Friday, August 15, 2008

Your Wealth is Hidden in the Fragments of your Life: Part 7

This is the 7th in a series of 10 “fragments” articles. Behold the fragments of wealth you can extract from your everyday life with the “Walk Up” strategy.

With a raise of 1%, you would increase money going into retirement accounts by 0%.

With a raise of 2%, you would increase money going into retirement accounts by 1%.

With a raise of 3%, you would increase money going into retirement accounts by 1%.

With a raise of 4%, you would increase money going into retirement accounts by 2%.

With a raise of 5%, you would increase money going into retirement accounts by 2%.

With a raise of 6%, you would increase money going into retirement accounts by 3%.

With a raise of 7%, you would increase money going into retirement accounts by 3%.

With a raise of 8%, you would increase money going into retirement accounts by 4%.

With a raise of 9%, you would increase money going into retirement accounts by 4%.

With a raise of 10%, you would increase money going into retirement accounts by 5%.

With a raise of 11%, you would increase money going into retirement accounts by 5%.

With a raise of 12%, you would increase money going into retirement accounts by 6%.

With a raise of 13%, you would increase money going into retirement accounts by 6%.

With a raise of 14%, you would increase money going into retirement accounts by 7%.

With a raise of 15%, you would increase money going into retirement accounts by 7%.

With a raise of 16%, you would increase money going into retirement accounts by 8%.

With raises over the next few years, Ella and her husband will "walk" the withholding amounts into the 401K's up to the maximums allowed.
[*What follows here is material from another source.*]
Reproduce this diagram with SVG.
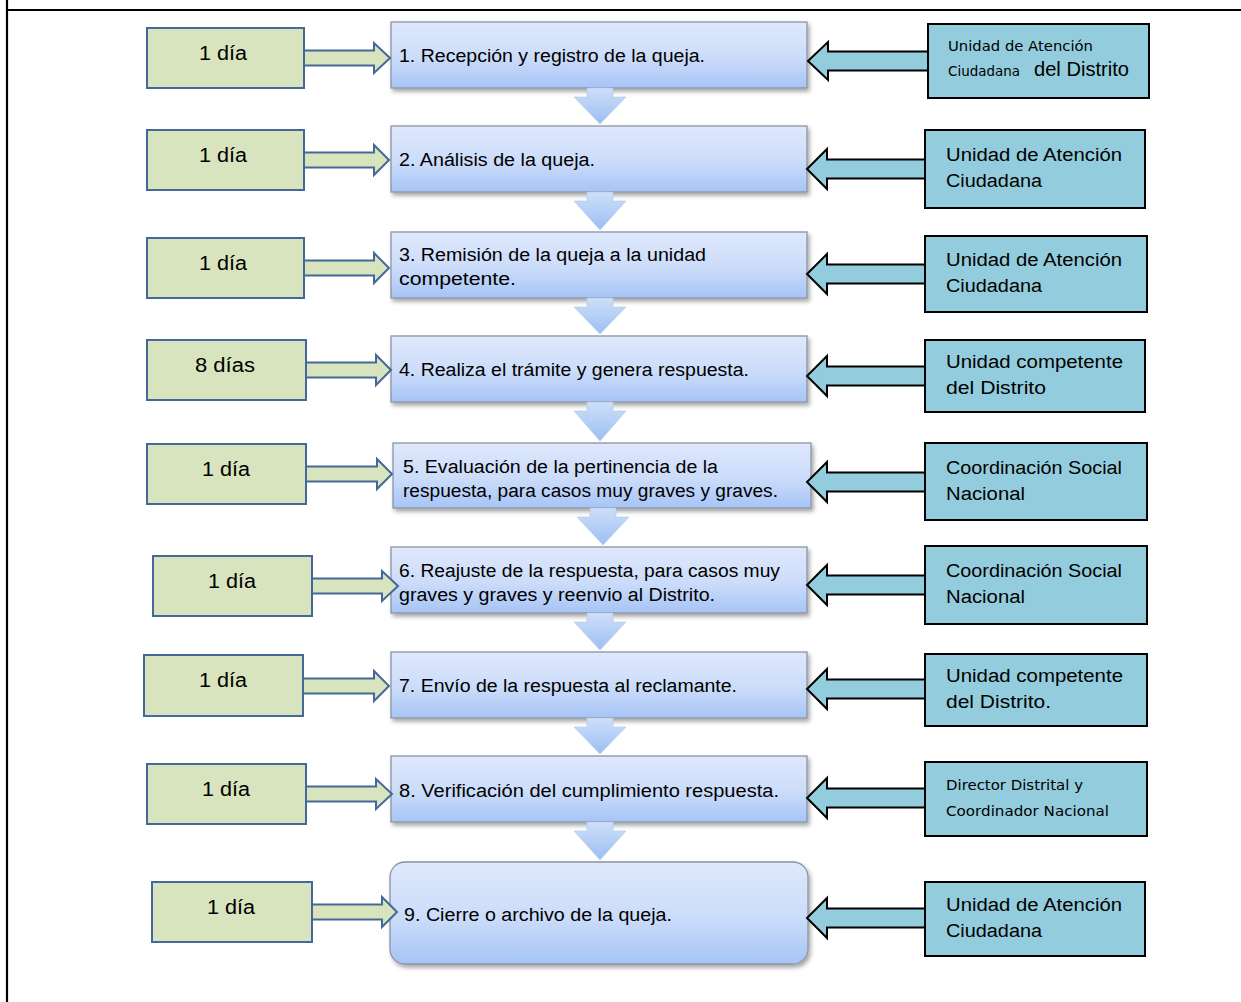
<svg xmlns="http://www.w3.org/2000/svg" width="1241" height="1002" viewBox="0 0 1241 1002">
<defs>
<linearGradient id="gBox" x1="0" y1="0" x2="0" y2="1">
<stop offset="0" stop-color="#dfe8fc"/>
<stop offset="0.55" stop-color="#cbdcfa"/>
<stop offset="1" stop-color="#a6c4f6"/>
</linearGradient>
<linearGradient id="gDown" x1="0" y1="0" x2="0" y2="1">
<stop offset="0" stop-color="#cddff8"/>
<stop offset="1" stop-color="#9dbff4"/>
</linearGradient>
<filter id="sh" x="-5%" y="-10%" width="112%" height="130%">
<feDropShadow dx="2" dy="3" stdDeviation="2" flood-color="#000" flood-opacity="0.35"/>
</filter>
</defs>
<style>
.frame{stroke:#000;stroke-width:2.2;fill:none}
.mid{fill:url(#gBox);stroke:#8a94a3;stroke-width:1.3;filter:url(#sh)}
.down{fill:url(#gDown);stroke:#b4c8e6;stroke-width:0.6}
.gArr{fill:#d7e4bd;stroke:#44689a;stroke-width:2}
.bArr{fill:#93cddd;stroke:#000;stroke-width:2}
.gBox{fill:#d7e4bd;stroke:#44689a;stroke-width:2}
.bBox{fill:#93cddd;stroke:#000;stroke-width:2}
.t{font-family:"Liberation Sans",Arial,sans-serif;fill:#000}
.mt{font-size:18px}
.lt{font-size:20px}
.rt{font-size:18px}
.st{font-family:"DejaVu Sans",Verdana,sans-serif;font-size:14px;fill:#000}
</style>
<path class="frame" d="M7,0 V1002 M6,10 H1241"/>

<g id="step1"><rect class="mid" x="391" y="22" width="416" height="66"/><text class="t mt" x="399" y="62" textLength="306" lengthAdjust="spacingAndGlyphs">1. Recepción y registro de la queja.</text></g>
<g id="step2"><rect class="mid" x="391" y="126" width="416" height="66"/><text class="t mt" x="399" y="166" textLength="196" lengthAdjust="spacingAndGlyphs">2. Análisis de la queja.</text></g>
<g id="step3"><rect class="mid" x="391" y="232" width="416" height="66"/><text class="t mt" x="399" y="261" textLength="307" lengthAdjust="spacingAndGlyphs">3. Remisión de la queja a la unidad</text><text class="t mt" x="399" y="285" textLength="117" lengthAdjust="spacingAndGlyphs">competente.</text></g>
<g id="step4"><rect class="mid" x="391" y="336" width="416" height="66"/><text class="t mt" x="399" y="376" textLength="350" lengthAdjust="spacingAndGlyphs">4. Realiza el trámite y genera respuesta.</text></g>
<g id="step5"><rect class="mid" x="393" y="443" width="418" height="65"/><text class="t mt" x="403" y="473" textLength="315" lengthAdjust="spacingAndGlyphs">5. Evaluación de la pertinencia de la</text><text class="t mt" x="403" y="497" textLength="375" lengthAdjust="spacingAndGlyphs">respuesta, para casos muy graves y graves.</text></g>
<g id="step6"><rect class="mid" x="391" y="547" width="416" height="66"/><text class="t mt" x="399" y="577" textLength="381" lengthAdjust="spacingAndGlyphs">6. Reajuste de la respuesta, para casos muy</text><text class="t mt" x="399" y="601" textLength="316" lengthAdjust="spacingAndGlyphs">graves y graves y reenvio al Distrito.</text></g>
<g id="step7"><rect class="mid" x="391" y="652" width="416" height="66"/><text class="t mt" x="399" y="692" textLength="338" lengthAdjust="spacingAndGlyphs">7. Envío de la respuesta al reclamante.</text></g>
<g id="step8"><rect class="mid" x="391" y="756" width="416" height="66"/><text class="t mt" x="399" y="797" textLength="380" lengthAdjust="spacingAndGlyphs">8. Verificación del cumplimiento respuesta.</text></g>
<g id="step9"><rect class="mid" x="390" y="862" width="418" height="102" rx="15" ry="15"/><text class="t mt" x="404" y="921" textLength="268" lengthAdjust="spacingAndGlyphs">9. Cierre o archivo de la queja.</text></g>

<g id="connectors">
<path class="down" d="M587,88 H613 V97 H626 L600,124 L574,97 H587 Z"/>
<path class="down" d="M587,192 H613 V201 H626 L600,230 L574,201 H587 Z"/>
<path class="down" d="M587,298 H613 V307 H626 L600,334 L574,307 H587 Z"/>
<path class="down" d="M587,402 H613 V411 H626 L600,441 L574,411 H587 Z"/>
<path class="down" d="M590,508 H616 V517 H629 L603,545 L577,517 H590 Z"/>
<path class="down" d="M587,613 H613 V622 H626 L600,650 L574,622 H587 Z"/>
<path class="down" d="M587,718 H613 V727 H626 L600,754 L574,727 H587 Z"/>
<path class="down" d="M587,822 H613 V831 H626 L600,860 L574,831 H587 Z"/>

<path class="gArr" d="M300,50.5 H374 V43 L390,58 L374,73 V65.5 H300 Z"/>
<path class="gArr" d="M300,152.5 H374 V145 L389,160 L374,175 V167.5 H300 Z"/>
<path class="gArr" d="M300,260.5 H374 V253 L389,268 L374,283 V275.5 H300 Z"/>
<path class="gArr" d="M302,362.5 H376 V355 L391,370 L376,385 V377.5 H302 Z"/>
<path class="gArr" d="M302,466.5 H377 V459 L392,474 L377,489 V481.5 H302 Z"/>
<path class="gArr" d="M308,578.5 H382 V571 L398,586 L382,601 V593.5 H308 Z"/>
<path class="gArr" d="M299,678.5 H374 V671 L389,686 L374,701 V693.5 H299 Z"/>
<path class="gArr" d="M302,786.5 H376 V779 L392,794 L376,809 V801.5 H302 Z"/>
<path class="gArr" d="M308,904.5 H382 V897 L397,912 L382,927 V919.5 H308 Z"/>

<path class="bArr" d="M932,51.5 H828 V42 L808,61 L828,80 V70.5 H932 Z"/>
<path class="bArr" d="M929,159.5 H827 V149 L807,169 L827,189 V178.5 H929 Z"/>
<path class="bArr" d="M929,264.5 H827 V254 L807,274 L827,294 V283.5 H929 Z"/>
<path class="bArr" d="M929,366.5 H827 V356 L807,376 L827,396 V385.5 H929 Z"/>
<path class="bArr" d="M929,472.5 H827 V462 L807,482 L827,502 V491.5 H929 Z"/>
<path class="bArr" d="M929,575.5 H827 V565 L807,585 L827,605 V594.5 H929 Z"/>
<path class="bArr" d="M929,679.5 H827 V669 L807,689 L827,709 V698.5 H929 Z"/>
<path class="bArr" d="M929,788.5 H827 V778 L807,798 L827,818 V807.5 H929 Z"/>
<path class="bArr" d="M929,908.5 H827 V898 L807,918 L827,938 V927.5 H929 Z"/>
</g>

<g id="time1"><rect class="gBox" x="147" y="28" width="157" height="60"/><text class="t lt" x="199" y="60" textLength="48" lengthAdjust="spacingAndGlyphs">1 día</text></g>
<g id="time2"><rect class="gBox" x="147" y="130" width="157" height="60"/><text class="t lt" x="199" y="162" textLength="48" lengthAdjust="spacingAndGlyphs">1 día</text></g>
<g id="time3"><rect class="gBox" x="147" y="238" width="157" height="60"/><text class="t lt" x="199" y="270" textLength="48" lengthAdjust="spacingAndGlyphs">1 día</text></g>
<g id="time4"><rect class="gBox" x="147" y="340" width="159" height="60"/><text class="t lt" x="195" y="372" textLength="60" lengthAdjust="spacingAndGlyphs">8 días</text></g>
<g id="time5"><rect class="gBox" x="147" y="444" width="159" height="60"/><text class="t lt" x="202" y="476" textLength="48" lengthAdjust="spacingAndGlyphs">1 día</text></g>
<g id="time6"><rect class="gBox" x="153" y="556" width="159" height="60"/><text class="t lt" x="208" y="588" textLength="48" lengthAdjust="spacingAndGlyphs">1 día</text></g>
<g id="time7"><rect class="gBox" x="144" y="655" width="159" height="61"/><text class="t lt" x="199" y="687" textLength="48" lengthAdjust="spacingAndGlyphs">1 día</text></g>
<g id="time8"><rect class="gBox" x="147" y="764" width="159" height="60"/><text class="t lt" x="202" y="796" textLength="48" lengthAdjust="spacingAndGlyphs">1 día</text></g>
<g id="time9"><rect class="gBox" x="152" y="882" width="160" height="60"/><text class="t lt" x="207" y="914" textLength="48" lengthAdjust="spacingAndGlyphs">1 día</text></g>

<g id="resp1"><rect class="bBox" x="928" y="24" width="221" height="74"/><text class="st" x="948" y="51" textLength="145" lengthAdjust="spacingAndGlyphs">Unidad de Atención</text><text class="st" x="948" y="76" textLength="72" lengthAdjust="spacingAndGlyphs">Ciudadana</text><text class="t" font-size="19.5" x="1034" y="76" textLength="95" lengthAdjust="spacingAndGlyphs">del Distrito</text></g>
<g id="resp2"><rect class="bBox" x="925" y="130" width="220" height="78"/><text class="t rt" x="946" y="161" textLength="176" lengthAdjust="spacingAndGlyphs">Unidad de Atención</text><text class="t rt" x="946" y="187" textLength="96" lengthAdjust="spacingAndGlyphs">Ciudadana</text></g>
<g id="resp3"><rect class="bBox" x="925" y="236" width="222" height="76"/><text class="t rt" x="946" y="266" textLength="176" lengthAdjust="spacingAndGlyphs">Unidad de Atención</text><text class="t rt" x="946" y="292" textLength="96" lengthAdjust="spacingAndGlyphs">Ciudadana</text></g>
<g id="resp4"><rect class="bBox" x="925" y="340" width="220" height="72"/><text class="t rt" x="946" y="368" textLength="177" lengthAdjust="spacingAndGlyphs">Unidad competente</text><text class="t rt" x="946" y="394" textLength="100" lengthAdjust="spacingAndGlyphs">del Distrito</text></g>
<g id="resp5"><rect class="bBox" x="925" y="443" width="222" height="77"/><text class="t rt" x="946" y="474" textLength="176" lengthAdjust="spacingAndGlyphs">Coordinación Social</text><text class="t rt" x="946" y="500" textLength="79" lengthAdjust="spacingAndGlyphs">Nacional</text></g>
<g id="resp6"><rect class="bBox" x="925" y="546" width="222" height="78"/><text class="t rt" x="946" y="577" textLength="176" lengthAdjust="spacingAndGlyphs">Coordinación Social</text><text class="t rt" x="946" y="603" textLength="79" lengthAdjust="spacingAndGlyphs">Nacional</text></g>
<g id="resp7"><rect class="bBox" x="925" y="654" width="222" height="72"/><text class="t rt" x="946" y="682" textLength="177" lengthAdjust="spacingAndGlyphs">Unidad competente</text><text class="t rt" x="946" y="708" textLength="105" lengthAdjust="spacingAndGlyphs">del Distrito.</text></g>
<g id="resp8"><rect class="bBox" x="925" y="762" width="222" height="74"/><text class="st" font-size="14.5" x="946" y="790" textLength="137" lengthAdjust="spacingAndGlyphs">Director Distrital y</text><text class="st" font-size="14.5" x="946" y="816" textLength="163" lengthAdjust="spacingAndGlyphs">Coordinador Nacional</text></g>
<g id="resp9"><rect class="bBox" x="925" y="882" width="220" height="74"/><text class="t rt" x="946" y="911" textLength="176" lengthAdjust="spacingAndGlyphs">Unidad de Atención</text><text class="t rt" x="946" y="937" textLength="96" lengthAdjust="spacingAndGlyphs">Ciudadana</text></g>
</svg>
Then each of them will start an IRA at Edward Jones and use raises with the same schedule to "walk" the deposits up to the maximum allowed. As this money is automatically deposited into their 401K's and IRA's, it will never be in their hands and they will never have to exercise the will power required to refrain from spending it. They will still see more take home money in their paychecks after each raise.

Edward Jones will help them understand the difference between a traditional IRA and a Roth IRA, so they can decide which type of IRA to invest in. After they max out monthly deposits to the 401K's and the IRA's, they will check with Edward Jones again to set up automatic investing into another self-directed retirement account. The limits on this change over the years, but after maxing the contributions to the 401K and the IRA, you are allowed to put up to a certain amount into another self-directed retirement account. The money you deposit into this retirement account each year is not exempt from taxes in that particular year, but the growth of this account over the years is exempt from taxation. Ella and her husband will use the "Walk Up" strategy with every raise until they have maxed out all allowed contributions to their 401K's, IRA's, and the other self-directed retirement account.

The process of maxing out monthly retirement contributions to all 3 investment vehicles mentioned will take several years. After accomplishing this, Ella and her husband will use the same "Walk Up" strategy with every raise to increase contributions to the after-tax "buy and do" investments, primarily mutual funds, available through Edward Jones.

Please note that I am not recommending or promoting Edward Jones. When I first heard of Edward Jones, their required minimum balance to open an account was lower than the other firms that had asset management accounts. I also noticed that their offices were spread out all over town. I just got in the habit of mentioning Edward Jones when I give examples. There are several other fine brokerage/financial services operators that can help you now that you understand that your wealth is hidden in the fragments of your life.